======== Provided material
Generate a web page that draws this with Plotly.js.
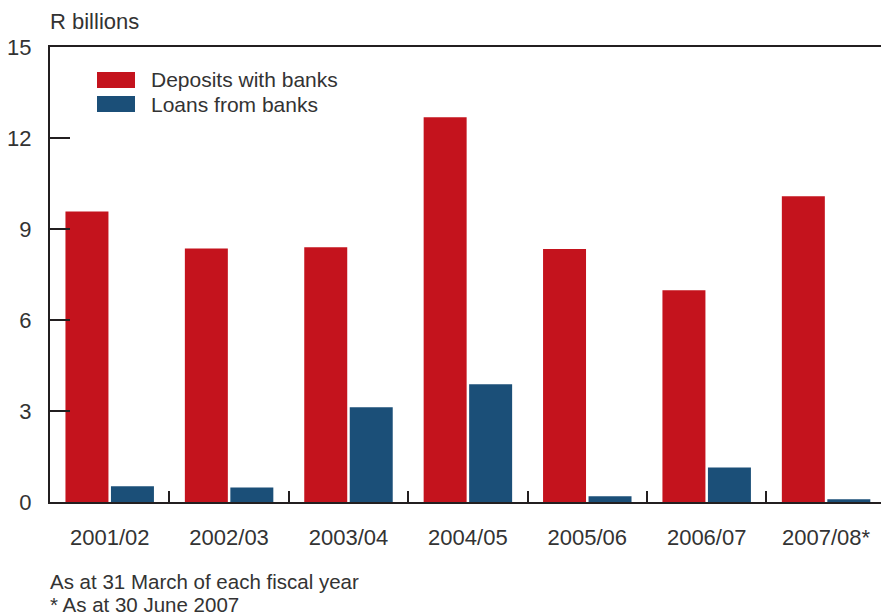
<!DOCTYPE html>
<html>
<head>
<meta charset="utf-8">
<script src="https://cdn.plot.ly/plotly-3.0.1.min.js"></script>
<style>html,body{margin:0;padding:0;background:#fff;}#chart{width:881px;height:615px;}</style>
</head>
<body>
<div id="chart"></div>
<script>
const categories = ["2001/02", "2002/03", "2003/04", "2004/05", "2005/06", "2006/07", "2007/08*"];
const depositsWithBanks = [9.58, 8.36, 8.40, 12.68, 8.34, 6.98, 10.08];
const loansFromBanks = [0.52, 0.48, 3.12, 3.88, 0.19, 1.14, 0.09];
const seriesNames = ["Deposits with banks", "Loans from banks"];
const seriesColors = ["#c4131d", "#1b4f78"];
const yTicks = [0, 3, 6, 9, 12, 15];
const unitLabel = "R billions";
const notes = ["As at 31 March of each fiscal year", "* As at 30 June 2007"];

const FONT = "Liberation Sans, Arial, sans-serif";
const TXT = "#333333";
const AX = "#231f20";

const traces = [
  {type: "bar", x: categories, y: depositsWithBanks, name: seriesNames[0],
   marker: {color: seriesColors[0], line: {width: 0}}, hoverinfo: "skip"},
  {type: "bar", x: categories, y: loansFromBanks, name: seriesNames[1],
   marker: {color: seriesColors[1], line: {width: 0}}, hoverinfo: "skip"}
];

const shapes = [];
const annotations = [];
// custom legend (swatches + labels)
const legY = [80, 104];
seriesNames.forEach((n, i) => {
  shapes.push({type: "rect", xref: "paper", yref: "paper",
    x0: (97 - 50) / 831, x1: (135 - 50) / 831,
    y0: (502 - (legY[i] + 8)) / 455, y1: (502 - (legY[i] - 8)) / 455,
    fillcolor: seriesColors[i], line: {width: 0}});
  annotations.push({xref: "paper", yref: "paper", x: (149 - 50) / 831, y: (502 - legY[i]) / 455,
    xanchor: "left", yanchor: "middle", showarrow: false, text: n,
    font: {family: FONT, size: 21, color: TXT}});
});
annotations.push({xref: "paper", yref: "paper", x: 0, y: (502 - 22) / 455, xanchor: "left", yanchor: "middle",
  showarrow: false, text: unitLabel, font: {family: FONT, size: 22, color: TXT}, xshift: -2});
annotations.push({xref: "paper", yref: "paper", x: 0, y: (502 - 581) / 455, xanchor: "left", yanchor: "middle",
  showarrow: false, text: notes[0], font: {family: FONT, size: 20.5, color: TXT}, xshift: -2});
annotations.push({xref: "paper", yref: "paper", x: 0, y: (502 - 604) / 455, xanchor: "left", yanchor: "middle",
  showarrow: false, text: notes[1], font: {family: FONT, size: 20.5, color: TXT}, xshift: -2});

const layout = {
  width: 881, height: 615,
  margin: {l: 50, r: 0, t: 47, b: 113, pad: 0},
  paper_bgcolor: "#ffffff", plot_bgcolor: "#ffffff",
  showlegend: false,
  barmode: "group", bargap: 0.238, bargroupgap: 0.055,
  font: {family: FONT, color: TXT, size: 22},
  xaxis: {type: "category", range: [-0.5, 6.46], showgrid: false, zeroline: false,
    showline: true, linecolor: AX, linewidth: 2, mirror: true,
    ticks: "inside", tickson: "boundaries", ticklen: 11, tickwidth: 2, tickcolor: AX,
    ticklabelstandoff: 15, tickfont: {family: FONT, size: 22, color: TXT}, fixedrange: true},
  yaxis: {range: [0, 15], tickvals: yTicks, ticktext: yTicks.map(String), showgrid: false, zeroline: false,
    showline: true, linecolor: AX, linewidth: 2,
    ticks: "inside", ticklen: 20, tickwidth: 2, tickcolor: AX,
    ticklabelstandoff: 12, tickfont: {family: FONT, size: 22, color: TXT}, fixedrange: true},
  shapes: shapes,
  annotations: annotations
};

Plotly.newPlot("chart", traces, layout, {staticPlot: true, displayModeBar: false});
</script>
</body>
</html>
================
» Task description:
Print the whole listing above once more, word for word, without its pictures.

» Answer for the task:
Generate a web page that draws this with Plotly.js.
<!DOCTYPE html>
<html>
<head>
<meta charset="utf-8">
<script src="https://cdn.plot.ly/plotly-3.0.1.min.js"></script>
<style>html,body{margin:0;padding:0;background:#fff;}#chart{width:881px;height:615px;}</style>
</head>
<body>
<div id="chart"></div>
<script>
const categories = ["2001/02", "2002/03", "2003/04", "2004/05", "2005/06", "2006/07", "2007/08*"];
const depositsWithBanks = [9.58, 8.36, 8.40, 12.68, 8.34, 6.98, 10.08];
const loansFromBanks = [0.52, 0.48, 3.12, 3.88, 0.19, 1.14, 0.09];
const seriesNames = ["Deposits with banks", "Loans from banks"];
const seriesColors = ["#c4131d", "#1b4f78"];
const yTicks = [0, 3, 6, 9, 12, 15];
const unitLabel = "R billions";
const notes = ["As at 31 March of each fiscal year", "* As at 30 June 2007"];

const FONT = "Liberation Sans, Arial, sans-serif";
const TXT = "#333333";
const AX = "#231f20";

const traces = [
  {type: "bar", x: categories, y: depositsWithBanks, name: seriesNames[0],
   marker: {color: seriesColors[0], line: {width: 0}}, hoverinfo: "skip"},
  {type: "bar", x: categories, y: loansFromBanks, name: seriesNames[1],
   marker: {color: seriesColors[1], line: {width: 0}}, hoverinfo: "skip"}
];

const shapes = [];
const annotations = [];
// custom legend (swatches + labels)
const legY = [80, 104];
seriesNames.forEach((n, i) => {
  shapes.push({type: "rect", xref: "paper", yref: "paper",
    x0: (97 - 50) / 831, x1: (135 - 50) / 831,
    y0: (502 - (legY[i] + 8)) / 455, y1: (502 - (legY[i] - 8)) / 455,
    fillcolor: seriesColors[i], line: {width: 0}});
  annotations.push({xref: "paper", yref: "paper", x: (149 - 50) / 831, y: (502 - legY[i]) / 455,
    xanchor: "left", yanchor: "middle", showarrow: false, text: n,
    font: {family: FONT, size: 21, color: TXT}});
});
annotations.push({xref: "paper", yref: "paper", x: 0, y: (502 - 22) / 455, xanchor: "left", yanchor: "middle",
  showarrow: false, text: unitLabel, font: {family: FONT, size: 22, color: TXT}, xshift: -2});
annotations.push({xref: "paper", yref: "paper", x: 0, y: (502 - 581) / 455, xanchor: "left", yanchor: "middle",
  showarrow: false, text: notes[0], font: {family: FONT, size: 20.5, color: TXT}, xshift: -2});
annotations.push({xref: "paper", yref: "paper", x: 0, y: (502 - 604) / 455, xanchor: "left", yanchor: "middle",
  showarrow: false, text: notes[1], font: {family: FONT, size: 20.5, color: TXT}, xshift: -2});

const layout = {
  width: 881, height: 615,
  margin: {l: 50, r: 0, t: 47, b: 113, pad: 0},
  paper_bgcolor: "#ffffff", plot_bgcolor: "#ffffff",
  showlegend: false,
  barmode: "group", bargap: 0.238, bargroupgap: 0.055,
  font: {family: FONT, color: TXT, size: 22},
  xaxis: {type: "category", range: [-0.5, 6.46], showgrid: false, zeroline: false,
    showline: true, linecolor: AX, linewidth: 2, mirror: true,
    ticks: "inside", tickson: "boundaries", ticklen: 11, tickwidth: 2, tickcolor: AX,
    ticklabelstandoff: 15, tickfont: {family: FONT, size: 22, color: TXT}, fixedrange: true},
  yaxis: {range: [0, 15], tickvals: yTicks, ticktext: yTicks.map(String), showgrid: false, zeroline: false,
    showline: true, linecolor: AX, linewidth: 2,
    ticks: "inside", ticklen: 20, tickwidth: 2, tickcolor: AX,
    ticklabelstandoff: 12, tickfont: {family: FONT, size: 22, color: TXT}, fixedrange: true},
  shapes: shapes,
  annotations: annotations
};

Plotly.newPlot("chart", traces, layout, {staticPlot: true, displayModeBar: false});
</script>
</body>
</html>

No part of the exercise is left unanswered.